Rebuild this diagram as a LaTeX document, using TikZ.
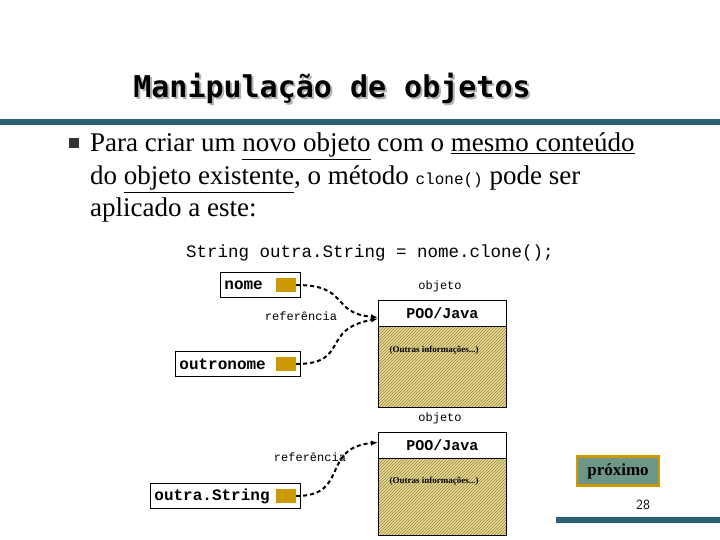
\documentclass[tikz,border=0pt]{standalone}
\usepackage{fontspec}
\setmainfont{Liberation Serif}
\setmonofont{Liberation Mono}
\newfontfamily\titlefont{DejaVu Sans Mono}
\usetikzlibrary{patterns,arrows.meta}
\definecolor{barblue}{RGB}{46,96,115}
\definecolor{gold}{RGB}{204,153,0}
\definecolor{hatchbg}{RGB}{232,220,150}
\definecolor{hatchln}{RGB}{150,130,60}
\definecolor{btngreen}{RGB}{110,150,135}
\tikzset{
  varbox/.style={draw, thick, fill=white, anchor=north west, minimum height=25pt, inner sep=4pt, font=\ttfamily\bfseries\fontsize{16}{16}\selectfont},
  refsq/.style={fill=gold, minimum width=20pt, minimum height=14pt, inner sep=0pt},
  ptr/.style={line width=2pt, dash pattern=on 4pt off 3pt, -{Latex[length=7pt]}},
  small/.style={font=\ttfamily\fontsize{12}{12}\selectfont},
  body/.style={anchor=base west, font=\fontsize{27}{27}\selectfont, inner sep=0}
}
\begin{document}
\begin{tikzpicture}[x=1pt,y=-1pt]
\useasboundingbox (0,0) rectangle (720,540);
% title
\node[font=\titlefont\bfseries\fontsize{30}{30}\selectfont, text=gray!60] at (334,90) {Manipulação de objetos};
\node[font=\titlefont\bfseries\fontsize{30}{30}\selectfont] (title) at (332,88) {Manipulação de objetos};
\fill[barblue] (0,119) rectangle (720,125);
% bullet text
\fill[black!80] (69,138) rectangle (79,148);
\node[body] (l1) at (90,152) {Para criar um \underline{novo objeto} com o \underline{mesmo conteúdo}};
\node[body] (l2) at (90,185) {do \underline{objeto existente}, o método {\ttfamily\fontsize{16}{16}\selectfont clone()} pode ser};
\node[body] (l3) at (90,217) {aplicado a este:};
\node[anchor=base west, font=\ttfamily\fontsize{17.5}{17.5}\selectfont, inner sep=0] (code) at (186,258) {String outra.String = nome.clone();};
% first object
\draw[thick, fill=hatchbg] (378,300) rectangle (506,407);
\path[pattern=north east lines, pattern color=hatchln] (378,326) rectangle (506,407);
\draw[thick] (378,300) rectangle (506,407);
\node[draw, thick, fill=white, minimum width=128pt, minimum height=26pt, anchor=north west, font=\ttfamily\bfseries\fontsize{15}{15}\selectfont] (obj1) at (378,300) {POO/Java};
\node[font=\bfseries\fontsize{9}{9}\selectfont] (info1) at (434,350) {(Outras informações...)};
\node[small] (lbl1) at (440,286) {objeto};
% second object
\draw[thick, fill=hatchbg] (378,432) rectangle (506,535);
\path[pattern=north east lines, pattern color=hatchln] (378,458) rectangle (506,535);
\draw[thick] (378,432) rectangle (506,535);
\node[draw, thick, fill=white, minimum width=128pt, minimum height=26pt, anchor=north west, font=\ttfamily\bfseries\fontsize{15}{15}\selectfont] (obj2) at (378,432) {POO/Java};
\node[font=\bfseries\fontsize{9}{9}\selectfont] (info2) at (434,481) {(Outras informações...)};
\node[small] (lbl2) at (440,418) {objeto};
% variables
\node[varbox, minimum width=80pt, text width=72pt] (nome) at (220,272) {nome};
\node[refsq] (rnome) at (286,285) {};
\node[varbox, minimum width=125pt, text width=117pt] (outro) at (175,351) {outronome};
\node[refsq] (routro) at (286,364) {};
\node[varbox, minimum width=150pt, text width=142pt] (outra) at (150,483) {outra.String};
\node[refsq] (routra) at (286,496) {};
\node[small] (ref1) at (301,316) {referência};
\node[small] (ref2) at (310,457) {referência};
% pointers
\draw[ptr] (rnome.east) .. controls (350,285) and (330,313) .. ([yshift=-4pt]obj1.west);
\draw[ptr] (routro.east) .. controls (350,364) and (320,329) .. ([yshift=8pt]obj1.south west);
\draw[ptr] (routra.east) .. controls (350,496) and (320,448) .. ([yshift=3pt]obj2.west);
% footer
\node[draw=gold, line width=2.5pt, fill=btngreen, minimum width=82pt, minimum height=29pt, font=\bfseries\fontsize{17}{17}\selectfont] (next) at (618,471) {próximo};
\node[font=\fontsize{14}{14}\selectfont\sffamily] (page) at (643,505) {28};
\fill[barblue] (556,517) rectangle (720,523);
\end{tikzpicture}
\end{document}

EXERCISE OBJECTIVE: Using the data above, print every line exactly, omitting pictures.

PROBLEM SOLUTION:
Rebuild this diagram as a LaTeX document, using TikZ.
\documentclass[tikz,border=0pt]{standalone}
\usepackage{fontspec}
\setmainfont{Liberation Serif}
\setmonofont{Liberation Mono}
\newfontfamily\titlefont{DejaVu Sans Mono}
\usetikzlibrary{patterns,arrows.meta}
\definecolor{barblue}{RGB}{46,96,115}
\definecolor{gold}{RGB}{204,153,0}
\definecolor{hatchbg}{RGB}{232,220,150}
\definecolor{hatchln}{RGB}{150,130,60}
\definecolor{btngreen}{RGB}{110,150,135}
\tikzset{
  varbox/.style={draw, thick, fill=white, anchor=north west, minimum height=25pt, inner sep=4pt, font=\ttfamily\bfseries\fontsize{16}{16}\selectfont},
  refsq/.style={fill=gold, minimum width=20pt, minimum height=14pt, inner sep=0pt},
  ptr/.style={line width=2pt, dash pattern=on 4pt off 3pt, -{Latex[length=7pt]}},
  small/.style={font=\ttfamily\fontsize{12}{12}\selectfont},
  body/.style={anchor=base west, font=\fontsize{27}{27}\selectfont, inner sep=0}
}
\begin{document}
\begin{tikzpicture}[x=1pt,y=-1pt]
\useasboundingbox (0,0) rectangle (720,540);
% title
\node[font=\titlefont\bfseries\fontsize{30}{30}\selectfont, text=gray!60] at (334,90) {Manipulação de objetos};
\node[font=\titlefont\bfseries\fontsize{30}{30}\selectfont] (title) at (332,88) {Manipulação de objetos};
\fill[barblue] (0,119) rectangle (720,125);
% bullet text
\fill[black!80] (69,138) rectangle (79,148);
\node[body] (l1) at (90,152) {Para criar um \underline{novo objeto} com o \underline{mesmo conteúdo}};
\node[body] (l2) at (90,185) {do \underline{objeto existente}, o método {\ttfamily\fontsize{16}{16}\selectfont clone()} pode ser};
\node[body] (l3) at (90,217) {aplicado a este:};
\node[anchor=base west, font=\ttfamily\fontsize{17.5}{17.5}\selectfont, inner sep=0] (code) at (186,258) {String outra.String = nome.clone();};
% first object
\draw[thick, fill=hatchbg] (378,300) rectangle (506,407);
\path[pattern=north east lines, pattern color=hatchln] (378,326) rectangle (506,407);
\draw[thick] (378,300) rectangle (506,407);
\node[draw, thick, fill=white, minimum width=128pt, minimum height=26pt, anchor=north west, font=\ttfamily\bfseries\fontsize{15}{15}\selectfont] (obj1) at (378,300) {POO/Java};
\node[font=\bfseries\fontsize{9}{9}\selectfont] (info1) at (434,350) {(Outras informações...)};
\node[small] (lbl1) at (440,286) {objeto};
% second object
\draw[thick, fill=hatchbg] (378,432) rectangle (506,535);
\path[pattern=north east lines, pattern color=hatchln] (378,458) rectangle (506,535);
\draw[thick] (378,432) rectangle (506,535);
\node[draw, thick, fill=white, minimum width=128pt, minimum height=26pt, anchor=north west, font=\ttfamily\bfseries\fontsize{15}{15}\selectfont] (obj2) at (378,432) {POO/Java};
\node[font=\bfseries\fontsize{9}{9}\selectfont] (info2) at (434,481) {(Outras informações...)};
\node[small] (lbl2) at (440,418) {objeto};
% variables
\node[varbox, minimum width=80pt, text width=72pt] (nome) at (220,272) {nome};
\node[refsq] (rnome) at (286,285) {};
\node[varbox, minimum width=125pt, text width=117pt] (outro) at (175,351) {outronome};
\node[refsq] (routro) at (286,364) {};
\node[varbox, minimum width=150pt, text width=142pt] (outra) at (150,483) {outra.String};
\node[refsq] (routra) at (286,496) {};
\node[small] (ref1) at (301,316) {referência};
\node[small] (ref2) at (310,457) {referência};
% pointers
\draw[ptr] (rnome.east) .. controls (350,285) and (330,313) .. ([yshift=-4pt]obj1.west);
\draw[ptr] (routro.east) .. controls (350,364) and (320,329) .. ([yshift=8pt]obj1.south west);
\draw[ptr] (routra.east) .. controls (350,496) and (320,448) .. ([yshift=3pt]obj2.west);
% footer
\node[draw=gold, line width=2.5pt, fill=btngreen, minimum width=82pt, minimum height=29pt, font=\bfseries\fontsize{17}{17}\selectfont] (next) at (618,471) {próximo};
\node[font=\fontsize{14}{14}\selectfont\sffamily] (page) at (643,505) {28};
\fill[barblue] (556,517) rectangle (720,523);
\end{tikzpicture}
\end{document}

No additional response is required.